Lest malicious interpreters make it appear doubtful whether I approve your unanimous decrees on the faith accomplished at Chalcedon, I send these letters to all our brothers and fellow bishops who were present at that council. The most glorious and clement prince will deign, as I requested, to cause them to be communicated to all out of love for the Catholic faith — so that your fraternal company and all the hearts of the faithful may know that I have united my judgment with yours, through the actions of my legates and through the approval of the synodal acts: solely in the cause of the faith, for which the general council was assembled by the command of Christian princes and the consent of the Apostolic See, to leave no doubt about the true Incarnation of our Lord Jesus Christ by the condemnation of the unrepentant heretics. Whoever dares to defend the perfidy of Nestorius or the impious doctrine of Eutyches and Dioscorus — let him be cut off from Catholic communion, having no share in the body whose truth he denies, most beloved brothers.

Chapter II: Leo Declares He Will Never Ratify Anything Done at Chalcedon Contrary to the Nicene Canons

I also admonish your holiness to observe the decrees of the holy Fathers established inviolably at the Nicene synod — so that the rights of the churches, ordained by the three hundred and eighteen divinely inspired Fathers, may endure. Let no impious ambition covet another’s rights, nor let anyone seek increase through another’s diminution. However much vain pride may arm itself with coerced agreements — deeming its desires strengthened by the name of councils — anything contrary to the canons of those Fathers is weak and void. Your holiness may learn from my writings — by which the attempts of the bishop of Constantinople were repelled — how reverently the Apostolic See upholds these rules; and with the Lord’s aid, I remain the guardian of the Catholic faith and the paternal constitutions.

Dated the twelfth day before the Kalends of April, in the consulship of Opilio, most illustrious man.

Source/Reference

Notes / Historical Commentary

Letter CXIV is the formal public completion of the Chalcedonian confirmation sequence that began with Marcian’s request in Letter CX. In CX, the emperor had reported that doubt existed about whether Leo had confirmed the synod’s acts — and that he himself had withheld enforcement action pending Leo’s public statement. The present letter provides that statement, directed to all the assembled bishops of Chalcedon rather than to any single figure. It is the most public of Leo’s post-Chalcedon letters and the one that most directly closes the gap between the council’s conclusion (November 451) and Rome’s formal public ratification (March 453).

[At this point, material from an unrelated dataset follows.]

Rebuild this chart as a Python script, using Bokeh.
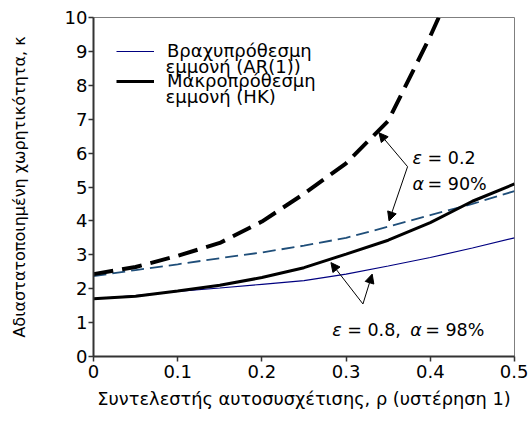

The PL apparatus explains why this letter was necessary in terms that go beyond Marcian’s request. In the Rustici codices, Leo’s opening notes that Anatolius had deliberately withheld his previous letter from the bishops — choosing to hide it rather than allow the bishops to see that Leo had confirmed the faith while simultaneously condemning Canon 28. By writing directly to all the bishops and directing the emperor to circulate the letters publicly, Leo is bypassing Anatolius entirely and ensuring that his actual position reaches the entire Chalcedonian episcopate without further filtering. This is itself an exercise of the authority the letter claims: Leo communicates directly with the entire episcopal assembly, with the emperor as the instrument of circulation.

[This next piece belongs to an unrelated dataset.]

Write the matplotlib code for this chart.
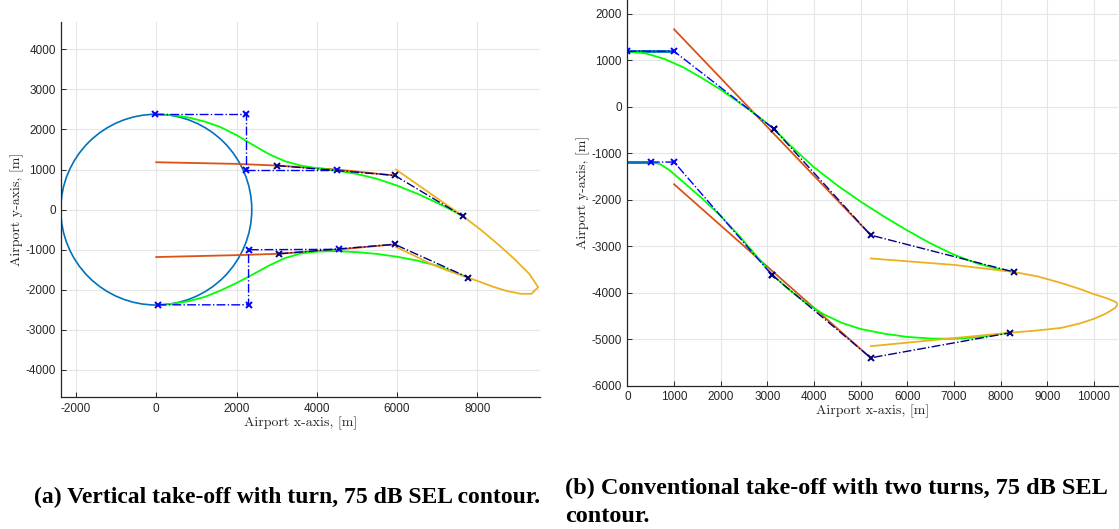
import matplotlib
matplotlib.use("Agg")
import matplotlib.pyplot as plt
from matplotlib.patches import Circle

# MATLAB style colours
C_CIRCLE = "#0072BD"
C_RED = "#D95319"
C_YELLOW = "#EDB120"
C_GREEN = "#00FF00"
C_WP = "#0000FF"
C_WP2 = "#000080"

### (a) vertical take-off with turn ###
a_circle_r = 2380

a_wp_top_x = [-40, 2240, 2240, 4500]
a_wp_top_y = [2375, 2375, 1000, 1000]
a_wp_bot_x = [35, 2300, 2300, 4560]
a_wp_bot_y = [-2375, -2375, -1000, -990]

a_nav_top_x = [3005, 5940, 7650]
a_nav_top_y = [1100, 855, -170]
a_nav_bot_x = [3070, 5940, 7780]
a_nav_bot_y = [-1100, -865, -1695]

a_red_top_x = [0, 2000, 3000, 4500, 5940]
a_red_top_y = [1183, 1142, 1100, 1000, 852]
a_red_bot_x = [0, 2100, 3070, 4560, 5940]
a_red_bot_y = [-1183, -1133, -1100, -992, -865]

a_green_top_x = [-40, 400, 800, 1200, 1600, 2000, 2400, 2800, 3200, 3600, 4000, 4500, 5000, 5500, 6000, 6500, 7000, 7400, 7650]
a_green_top_y = [2375, 2360, 2300, 2200, 2060, 1860, 1620, 1390, 1210, 1100, 1035, 975, 890, 770, 600, 400, 170, -30, -170]
a_green_bot_x = [35, 400, 800, 1200, 1600, 2000, 2400, 2800, 3200, 3600, 4000, 4500, 5000, 5500, 6000, 6500, 7000, 7400, 7780]
a_green_bot_y = [-2375, -2350, -2285, -2180, -2020, -1830, -1620, -1400, -1210, -1095, -1045, -1035, -1060, -1105, -1175, -1270, -1400, -1550, -1695]

a_contour_x = [5975, 7650, 8083, 8500, 8917, 9083, 9292, 9517, 9350, 9083, 8750, 8417, 8083, 7780, 7250, 6833, 6417, 5975]
a_contour_y = [1000, -170, -500, -850, -1225, -1392, -1600, -1933, -2100, -2100, -2033, -1933, -1808, -1700, -1517, -1350, -1142, -933]

### (b) conventional take-off with two turns ###
b_runway_top_x = [0, 1000]
b_runway_top_y = [1197, 1197]
b_runway_bot_x = [0, 500]
b_runway_bot_y = [-1187, -1187]

b_wp_top_x = [0, 1000, 3134]
b_wp_top_y = [1197, 1197, -468]
b_wp_bot_x = [500, 1000, 3088]
b_wp_bot_y = [-1187, -1187, -3608]

b_nav_top_x = [3134, 5215, 8295]
b_nav_top_y = [-468, -2760, -3555]
b_nav_bot_x = [3088, 5215, 8210]
b_nav_bot_y = [-3608, -5400, -4860]

b_red_top_x = [1000, 5215]
b_red_top_y = [1670, -2760]
b_red_bot_x = [1000, 5215]
b_red_bot_y = [-1665, -5405]

b_green_top_x = [0, 400, 800, 1200, 1600, 2000, 2400, 2800, 3134, 3500, 4000, 4500, 5000, 5500, 6000, 6500, 7000, 7500, 8000, 8295]
b_green_top_y = [1197, 1150, 1030, 850, 620, 370, 90, -200, -468, -840, -1300, -1690, -2040, -2360, -2660, -2940, -3180, -3370, -3500, -3555]
b_green_bot_x = [500, 700, 900, 1200, 1600, 2000, 2400, 2800, 3088, 3400, 3800, 4200, 4600, 5000, 5500, 6000, 6500, 7000, 7500, 8210]
b_green_bot_y = [-1187, -1230, -1360, -1620, -1970, -2350, -2780, -3250, -3590, -3880, -4200, -4460, -4650, -4780, -4880, -4950, -4985, -4990, -4960, -4860]

b_contour_x = [5215, 7000, 8295, 8800, 9300, 9700, 10000, 10250, 10450, 10515, 10450, 10250, 10000, 9700, 9300, 8800, 8210, 7000, 5215]
b_contour_y = [-3262, -3400, -3555, -3650, -3790, -3920, -4030, -4110, -4190, -4240, -4330, -4450, -4560, -4660, -4755, -4810, -4860, -4975, -5150]

plt.rcParams["axes.unicode_minus"] = False
TICK_FONT = "Liberation Sans"
LABEL_FONT = "cmr10"
TXT = "#262626"


def style_axes(ax, xticks, yticks):
    ax.set_xticks(xticks)
    ax.set_yticks(yticks)
    ax.grid(True, color="#E6E6E6", lw=0.8)
    ax.set_axisbelow(True)
    for side in ["top", "right"]:
        ax.spines[side].set_visible(False)
    for side in ["left", "bottom"]:
        ax.spines[side].set_color(TXT)
        ax.spines[side].set_linewidth(0.9)
    ax.tick_params(direction="in", length=3.5, width=0.7, color=TXT,
                   labelcolor=TXT, labelsize=8.5, pad=4)
    for lab in ax.get_xticklabels() + ax.get_yticklabels():
        lab.set_fontfamily(TICK_FONT)
    ax.set_xlabel("Airport x-axis, [m]", fontfamily=LABEL_FONT, fontsize=10,
                  color=TXT, labelpad=1)
    ax.set_ylabel("Airport y-axis, [m]", fontfamily=LABEL_FONT, fontsize=10,
                  color=TXT, labelpad=1)


def waypoints(ax, x, y, color):
    ax.plot(x, y, linestyle="-.", color=color, lw=1.0, marker="x",
            markersize=5, markeredgewidth=1.4, zorder=5)


fig = plt.figure(figsize=(11.19, 5.29), dpi=100)

# panel (a)
ax1 = fig.add_axes([0.0548, 0.249, 0.4278, 0.710])
ax1.add_patch(Circle((0, 0), a_circle_r, fill=False, color=C_CIRCLE, lw=1.2))
ax1.plot(a_red_top_x, a_red_top_y, color=C_RED, lw=1.3)
ax1.plot(a_red_bot_x, a_red_bot_y, color=C_RED, lw=1.3)
ax1.plot(a_green_top_x, a_green_top_y, color=C_GREEN, lw=1.3)
ax1.plot(a_green_bot_x, a_green_bot_y, color=C_GREEN, lw=1.3)
ax1.plot(a_contour_x, a_contour_y, color=C_YELLOW, lw=1.3)
waypoints(ax1, a_wp_top_x, a_wp_top_y, C_WP)
waypoints(ax1, a_wp_bot_x, a_wp_bot_y, C_WP)
waypoints(ax1, a_nav_top_x, a_nav_top_y, C_WP2)
waypoints(ax1, a_nav_bot_x, a_nav_bot_y, C_WP2)
ax1.set_xlim(-2366, 9563)
ax1.set_ylim(-4682, 4690)
style_axes(ax1, range(-2000, 8001, 2000), range(-4000, 4001, 1000))

# panel (b)
ax2 = fig.add_axes([0.5607, 0.2709, 0.4384, 0.7291])
ax2.plot(b_runway_top_x, b_runway_top_y, color=C_CIRCLE, lw=2.0)
ax2.plot(b_runway_bot_x, b_runway_bot_y, color=C_CIRCLE, lw=2.0)
ax2.plot(b_red_top_x, b_red_top_y, color=C_RED, lw=1.3)
ax2.plot(b_red_bot_x, b_red_bot_y, color=C_RED, lw=1.3)
ax2.plot(b_green_top_x, b_green_top_y, color=C_GREEN, lw=1.3)
ax2.plot(b_green_bot_x, b_green_bot_y, color=C_GREEN, lw=1.3)
ax2.plot(b_contour_x, b_contour_y, color=C_YELLOW, lw=1.3)
waypoints(ax2, b_wp_top_x, b_wp_top_y, C_WP)
waypoints(ax2, b_wp_bot_x, b_wp_bot_y, C_WP)
waypoints(ax2, b_nav_top_x, b_nav_top_y, C_WP2)
waypoints(ax2, b_nav_bot_x, b_nav_bot_y, C_WP2)
ax2.set_xlim(0, 10514)
ax2.set_ylim(-6000, 2301)
style_axes(ax2, range(0, 10001, 1000), range(-6000, 2001, 1000))

# captions
cap = dict(fontfamily="Liberation Serif", fontweight="bold", color="black")
fig.text(287 / 1119, 1 - 497 / 529, "(a) Vertical take-off with turn, 75 dB SEL contour.",
         ha="center", va="center", fontsize=17, **cap)
fig.text(565 / 1119, 1 - 488 / 529, "(b) Conventional take-off with two turns, 75 dB SEL",
         ha="left", va="center", fontsize=17.5, **cap)
fig.text(565 / 1119, 1 - 517 / 529, "contour.", ha="left", va="center", fontsize=17.5, **cap)

fig.savefig("out.png", dpi=100)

The two chapters perform the two acts that define Leo’s entire post-Chalcedon position. Chapter I is the formal confirmation: Leo’s judgment is united with the bishops’, his legates’ actions represented him, and the faith of Chalcedon is fully ratified. Chapter II is the simultaneous maintenance: the Nicene canons stand, anything contrary is void, and the Apostolic See remains the guardian of both the faith and the paternal constitutions. The two acts are performed in the same letter, directed to the same recipients, on the same date. This is the clearest possible expression of the distinction Leo has drawn consistently since Letter XCVIII: he confirms what belongs to the faith and nullifies what violates the ancient order — and both judgments are his to render, exercised simultaneously in a single public act.

The closing formula — “I remain the guardian of the Catholic faith and the paternal constitutions” — names the office Leo has been exercising throughout the entire Chalcedonian correspondence. The Apostolic See is not one voice among many deliberating toward a common conclusion; it is the guardian whose confirmation makes the council’s faith definition operative and whose nullification makes its disciplinary overreach void. Both functions belong to the same office, claimed here in a single sentence addressed to five hundred bishops of the Eastern and Western church.